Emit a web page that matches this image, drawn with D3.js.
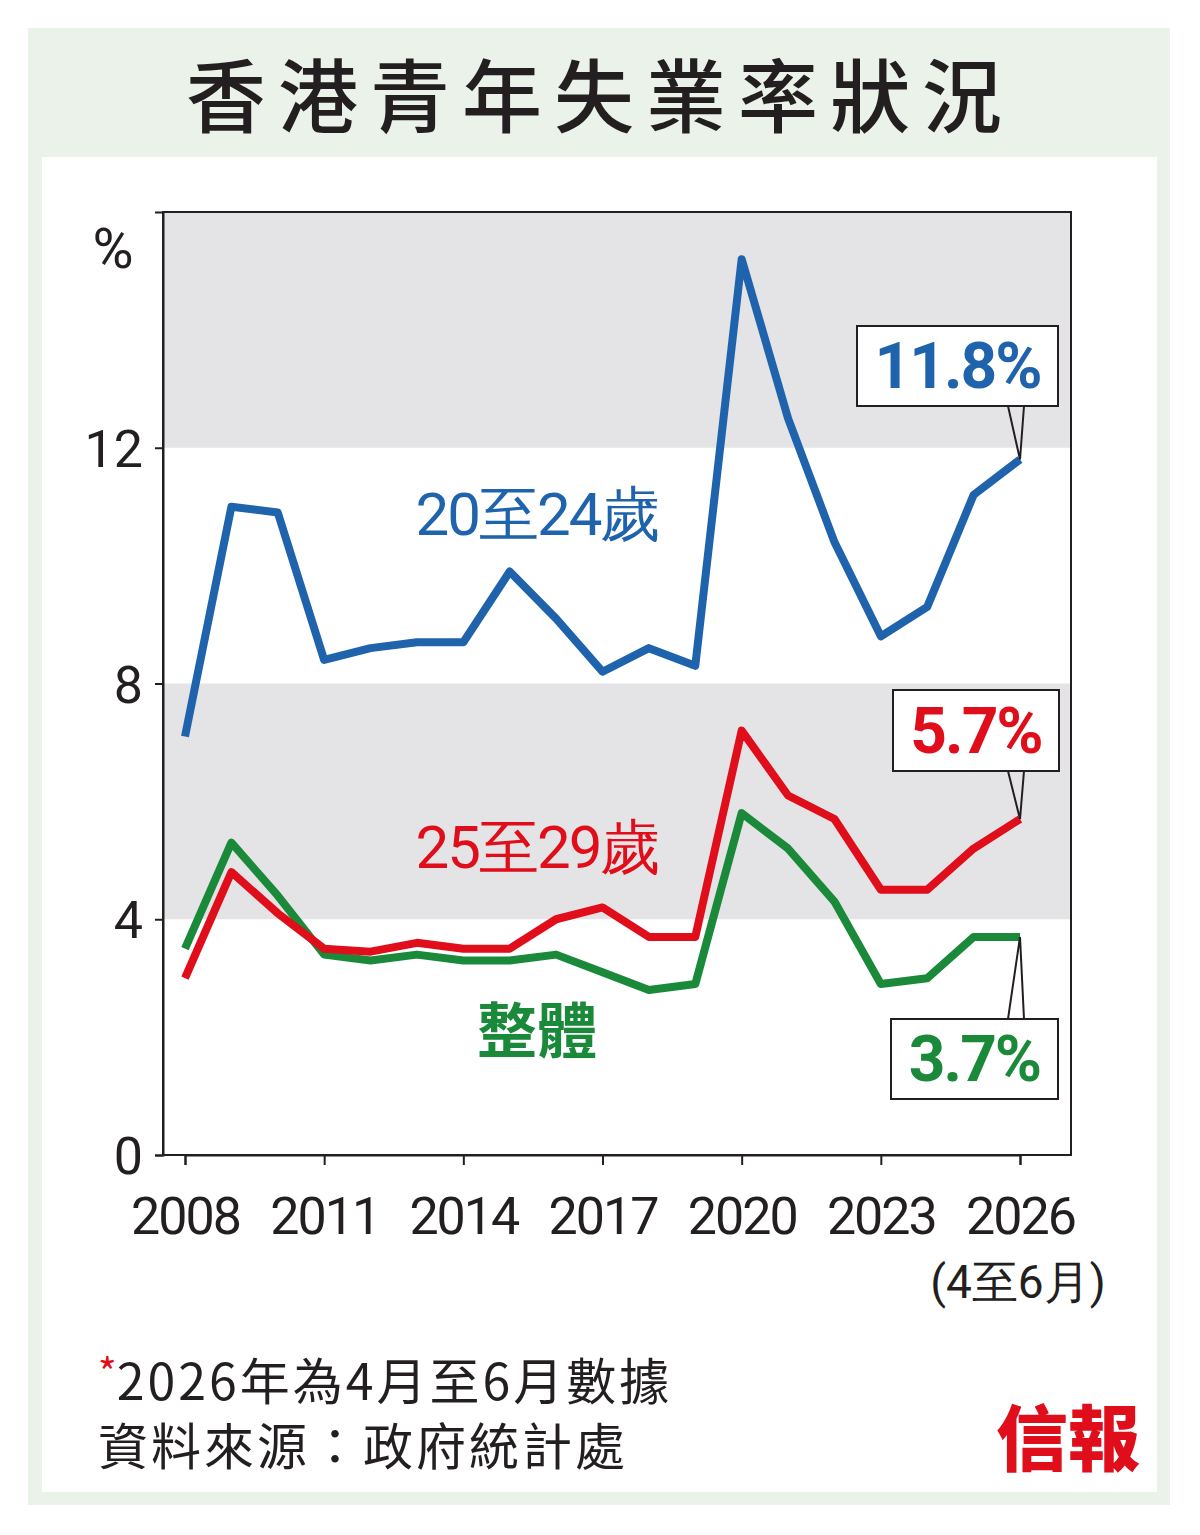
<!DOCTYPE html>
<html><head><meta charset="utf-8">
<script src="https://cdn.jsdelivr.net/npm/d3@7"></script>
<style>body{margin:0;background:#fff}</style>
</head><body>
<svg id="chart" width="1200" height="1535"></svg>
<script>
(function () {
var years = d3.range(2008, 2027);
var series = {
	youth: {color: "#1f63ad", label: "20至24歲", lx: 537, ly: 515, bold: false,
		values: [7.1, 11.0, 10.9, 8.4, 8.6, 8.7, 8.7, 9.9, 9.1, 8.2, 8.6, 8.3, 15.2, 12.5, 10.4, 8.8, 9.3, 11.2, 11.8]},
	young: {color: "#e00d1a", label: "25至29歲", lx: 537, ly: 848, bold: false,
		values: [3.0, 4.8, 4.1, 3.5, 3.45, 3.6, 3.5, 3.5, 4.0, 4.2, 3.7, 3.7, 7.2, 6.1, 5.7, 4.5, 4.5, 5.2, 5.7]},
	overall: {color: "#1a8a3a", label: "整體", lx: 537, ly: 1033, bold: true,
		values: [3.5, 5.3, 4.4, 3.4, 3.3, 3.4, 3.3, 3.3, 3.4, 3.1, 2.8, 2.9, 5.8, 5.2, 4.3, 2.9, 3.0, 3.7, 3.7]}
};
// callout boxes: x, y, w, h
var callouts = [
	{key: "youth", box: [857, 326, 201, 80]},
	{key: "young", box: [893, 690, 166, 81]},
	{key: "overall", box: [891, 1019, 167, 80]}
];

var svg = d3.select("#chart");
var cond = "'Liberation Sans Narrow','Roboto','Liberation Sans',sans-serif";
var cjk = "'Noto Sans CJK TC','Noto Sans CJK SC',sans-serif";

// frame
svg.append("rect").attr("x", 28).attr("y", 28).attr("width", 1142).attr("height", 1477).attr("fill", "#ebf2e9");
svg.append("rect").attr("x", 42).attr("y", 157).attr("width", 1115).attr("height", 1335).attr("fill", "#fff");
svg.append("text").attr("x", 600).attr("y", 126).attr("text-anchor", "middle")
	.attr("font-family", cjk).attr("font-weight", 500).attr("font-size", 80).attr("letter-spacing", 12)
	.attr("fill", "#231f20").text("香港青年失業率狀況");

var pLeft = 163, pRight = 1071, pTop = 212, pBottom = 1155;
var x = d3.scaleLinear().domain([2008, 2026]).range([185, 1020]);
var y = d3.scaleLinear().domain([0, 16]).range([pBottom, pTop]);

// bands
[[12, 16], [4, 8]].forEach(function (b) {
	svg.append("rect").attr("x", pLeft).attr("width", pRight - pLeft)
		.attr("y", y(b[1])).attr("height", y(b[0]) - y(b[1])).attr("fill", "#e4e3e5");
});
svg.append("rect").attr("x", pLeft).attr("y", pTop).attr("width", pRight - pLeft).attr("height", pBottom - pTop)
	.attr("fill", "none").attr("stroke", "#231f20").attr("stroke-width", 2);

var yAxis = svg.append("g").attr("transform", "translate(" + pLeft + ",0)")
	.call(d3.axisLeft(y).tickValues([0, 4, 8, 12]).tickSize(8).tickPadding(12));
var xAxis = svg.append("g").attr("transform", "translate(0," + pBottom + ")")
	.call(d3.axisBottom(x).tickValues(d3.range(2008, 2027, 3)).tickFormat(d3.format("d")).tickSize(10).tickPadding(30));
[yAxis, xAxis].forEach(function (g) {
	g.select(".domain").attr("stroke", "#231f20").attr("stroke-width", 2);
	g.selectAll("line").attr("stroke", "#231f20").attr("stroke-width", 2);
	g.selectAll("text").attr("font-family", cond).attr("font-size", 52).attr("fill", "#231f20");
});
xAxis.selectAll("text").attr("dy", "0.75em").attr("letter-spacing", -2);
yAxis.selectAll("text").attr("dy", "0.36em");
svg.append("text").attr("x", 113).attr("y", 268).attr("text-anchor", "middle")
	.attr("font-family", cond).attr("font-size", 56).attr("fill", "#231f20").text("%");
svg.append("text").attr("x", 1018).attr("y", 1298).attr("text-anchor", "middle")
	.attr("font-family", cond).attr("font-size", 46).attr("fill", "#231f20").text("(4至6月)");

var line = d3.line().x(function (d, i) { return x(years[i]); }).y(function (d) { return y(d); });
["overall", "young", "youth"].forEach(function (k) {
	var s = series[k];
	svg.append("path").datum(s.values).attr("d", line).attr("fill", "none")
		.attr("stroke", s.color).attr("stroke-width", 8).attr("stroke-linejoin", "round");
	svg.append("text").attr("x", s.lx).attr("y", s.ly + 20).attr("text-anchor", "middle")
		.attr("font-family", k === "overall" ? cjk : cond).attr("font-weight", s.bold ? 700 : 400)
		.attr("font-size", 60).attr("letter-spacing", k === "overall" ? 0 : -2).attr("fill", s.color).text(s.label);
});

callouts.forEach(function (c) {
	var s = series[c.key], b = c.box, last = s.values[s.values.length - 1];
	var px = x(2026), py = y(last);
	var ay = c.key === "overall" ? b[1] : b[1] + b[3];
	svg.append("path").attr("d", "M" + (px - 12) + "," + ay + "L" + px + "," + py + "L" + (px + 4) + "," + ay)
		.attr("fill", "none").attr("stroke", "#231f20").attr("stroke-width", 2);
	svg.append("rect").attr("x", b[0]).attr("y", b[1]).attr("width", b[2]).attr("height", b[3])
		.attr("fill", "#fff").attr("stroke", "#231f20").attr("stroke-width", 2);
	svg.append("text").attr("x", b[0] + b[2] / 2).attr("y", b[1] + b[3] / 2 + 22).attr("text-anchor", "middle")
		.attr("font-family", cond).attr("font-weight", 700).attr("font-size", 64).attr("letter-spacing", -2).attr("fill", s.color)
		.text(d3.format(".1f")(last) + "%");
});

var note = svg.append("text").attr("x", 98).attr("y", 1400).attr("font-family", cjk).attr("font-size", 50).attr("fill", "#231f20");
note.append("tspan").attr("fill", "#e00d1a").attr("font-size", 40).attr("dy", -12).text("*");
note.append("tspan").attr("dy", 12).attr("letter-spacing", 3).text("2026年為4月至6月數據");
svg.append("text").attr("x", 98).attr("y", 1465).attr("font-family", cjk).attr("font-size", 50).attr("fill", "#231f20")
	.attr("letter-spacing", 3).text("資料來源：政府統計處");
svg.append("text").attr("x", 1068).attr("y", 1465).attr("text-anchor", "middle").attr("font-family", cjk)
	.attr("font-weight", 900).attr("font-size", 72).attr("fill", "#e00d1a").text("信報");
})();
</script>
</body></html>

·····

> [Stated goal] Reproduce every line of the material precisely, omitting its pictures.

> [Complete response]
Emit a web page that matches this image, drawn with D3.js.
<!DOCTYPE html>
<html><head><meta charset="utf-8">
<script src="https://cdn.jsdelivr.net/npm/d3@7"></script>
<style>body{margin:0;background:#fff}</style>
</head><body>
<svg id="chart" width="1200" height="1535"></svg>
<script>
(function () {
var years = d3.range(2008, 2027);
var series = {
	youth: {color: "#1f63ad", label: "20至24歲", lx: 537, ly: 515, bold: false,
		values: [7.1, 11.0, 10.9, 8.4, 8.6, 8.7, 8.7, 9.9, 9.1, 8.2, 8.6, 8.3, 15.2, 12.5, 10.4, 8.8, 9.3, 11.2, 11.8]},
	young: {color: "#e00d1a", label: "25至29歲", lx: 537, ly: 848, bold: false,
		values: [3.0, 4.8, 4.1, 3.5, 3.45, 3.6, 3.5, 3.5, 4.0, 4.2, 3.7, 3.7, 7.2, 6.1, 5.7, 4.5, 4.5, 5.2, 5.7]},
	overall: {color: "#1a8a3a", label: "整體", lx: 537, ly: 1033, bold: true,
		values: [3.5, 5.3, 4.4, 3.4, 3.3, 3.4, 3.3, 3.3, 3.4, 3.1, 2.8, 2.9, 5.8, 5.2, 4.3, 2.9, 3.0, 3.7, 3.7]}
};
// callout boxes: x, y, w, h
var callouts = [
	{key: "youth", box: [857, 326, 201, 80]},
	{key: "young", box: [893, 690, 166, 81]},
	{key: "overall", box: [891, 1019, 167, 80]}
];

var svg = d3.select("#chart");
var cond = "'Liberation Sans Narrow','Roboto','Liberation Sans',sans-serif";
var cjk = "'Noto Sans CJK TC','Noto Sans CJK SC',sans-serif";

// frame
svg.append("rect").attr("x", 28).attr("y", 28).attr("width", 1142).attr("height", 1477).attr("fill", "#ebf2e9");
svg.append("rect").attr("x", 42).attr("y", 157).attr("width", 1115).attr("height", 1335).attr("fill", "#fff");
svg.append("text").attr("x", 600).attr("y", 126).attr("text-anchor", "middle")
	.attr("font-family", cjk).attr("font-weight", 500).attr("font-size", 80).attr("letter-spacing", 12)
	.attr("fill", "#231f20").text("香港青年失業率狀況");

var pLeft = 163, pRight = 1071, pTop = 212, pBottom = 1155;
var x = d3.scaleLinear().domain([2008, 2026]).range([185, 1020]);
var y = d3.scaleLinear().domain([0, 16]).range([pBottom, pTop]);

// bands
[[12, 16], [4, 8]].forEach(function (b) {
	svg.append("rect").attr("x", pLeft).attr("width", pRight - pLeft)
		.attr("y", y(b[1])).attr("height", y(b[0]) - y(b[1])).attr("fill", "#e4e3e5");
});
svg.append("rect").attr("x", pLeft).attr("y", pTop).attr("width", pRight - pLeft).attr("height", pBottom - pTop)
	.attr("fill", "none").attr("stroke", "#231f20").attr("stroke-width", 2);

var yAxis = svg.append("g").attr("transform", "translate(" + pLeft + ",0)")
	.call(d3.axisLeft(y).tickValues([0, 4, 8, 12]).tickSize(8).tickPadding(12));
var xAxis = svg.append("g").attr("transform", "translate(0," + pBottom + ")")
	.call(d3.axisBottom(x).tickValues(d3.range(2008, 2027, 3)).tickFormat(d3.format("d")).tickSize(10).tickPadding(30));
[yAxis, xAxis].forEach(function (g) {
	g.select(".domain").attr("stroke", "#231f20").attr("stroke-width", 2);
	g.selectAll("line").attr("stroke", "#231f20").attr("stroke-width", 2);
	g.selectAll("text").attr("font-family", cond).attr("font-size", 52).attr("fill", "#231f20");
});
xAxis.selectAll("text").attr("dy", "0.75em").attr("letter-spacing", -2);
yAxis.selectAll("text").attr("dy", "0.36em");
svg.append("text").attr("x", 113).attr("y", 268).attr("text-anchor", "middle")
	.attr("font-family", cond).attr("font-size", 56).attr("fill", "#231f20").text("%");
svg.append("text").attr("x", 1018).attr("y", 1298).attr("text-anchor", "middle")
	.attr("font-family", cond).attr("font-size", 46).attr("fill", "#231f20").text("(4至6月)");

var line = d3.line().x(function (d, i) { return x(years[i]); }).y(function (d) { return y(d); });
["overall", "young", "youth"].forEach(function (k) {
	var s = series[k];
	svg.append("path").datum(s.values).attr("d", line).attr("fill", "none")
		.attr("stroke", s.color).attr("stroke-width", 8).attr("stroke-linejoin", "round");
	svg.append("text").attr("x", s.lx).attr("y", s.ly + 20).attr("text-anchor", "middle")
		.attr("font-family", k === "overall" ? cjk : cond).attr("font-weight", s.bold ? 700 : 400)
		.attr("font-size", 60).attr("letter-spacing", k === "overall" ? 0 : -2).attr("fill", s.color).text(s.label);
});

callouts.forEach(function (c) {
	var s = series[c.key], b = c.box, last = s.values[s.values.length - 1];
	var px = x(2026), py = y(last);
	var ay = c.key === "overall" ? b[1] : b[1] + b[3];
	svg.append("path").attr("d", "M" + (px - 12) + "," + ay + "L" + px + "," + py + "L" + (px + 4) + "," + ay)
		.attr("fill", "none").attr("stroke", "#231f20").attr("stroke-width", 2);
	svg.append("rect").attr("x", b[0]).attr("y", b[1]).attr("width", b[2]).attr("height", b[3])
		.attr("fill", "#fff").attr("stroke", "#231f20").attr("stroke-width", 2);
	svg.append("text").attr("x", b[0] + b[2] / 2).attr("y", b[1] + b[3] / 2 + 22).attr("text-anchor", "middle")
		.attr("font-family", cond).attr("font-weight", 700).attr("font-size", 64).attr("letter-spacing", -2).attr("fill", s.color)
		.text(d3.format(".1f")(last) + "%");
});

var note = svg.append("text").attr("x", 98).attr("y", 1400).attr("font-family", cjk).attr("font-size", 50).attr("fill", "#231f20");
note.append("tspan").attr("fill", "#e00d1a").attr("font-size", 40).attr("dy", -12).text("*");
note.append("tspan").attr("dy", 12).attr("letter-spacing", 3).text("2026年為4月至6月數據");
svg.append("text").attr("x", 98).attr("y", 1465).attr("font-family", cjk).attr("font-size", 50).attr("fill", "#231f20")
	.attr("letter-spacing", 3).text("資料來源：政府統計處");
svg.append("text").attr("x", 1068).attr("y", 1465).attr("text-anchor", "middle").attr("font-family", cjk)
	.attr("font-weight", 900).attr("font-size", 72).attr("fill", "#e00d1a").text("信報");
})();
</script>
</body></html>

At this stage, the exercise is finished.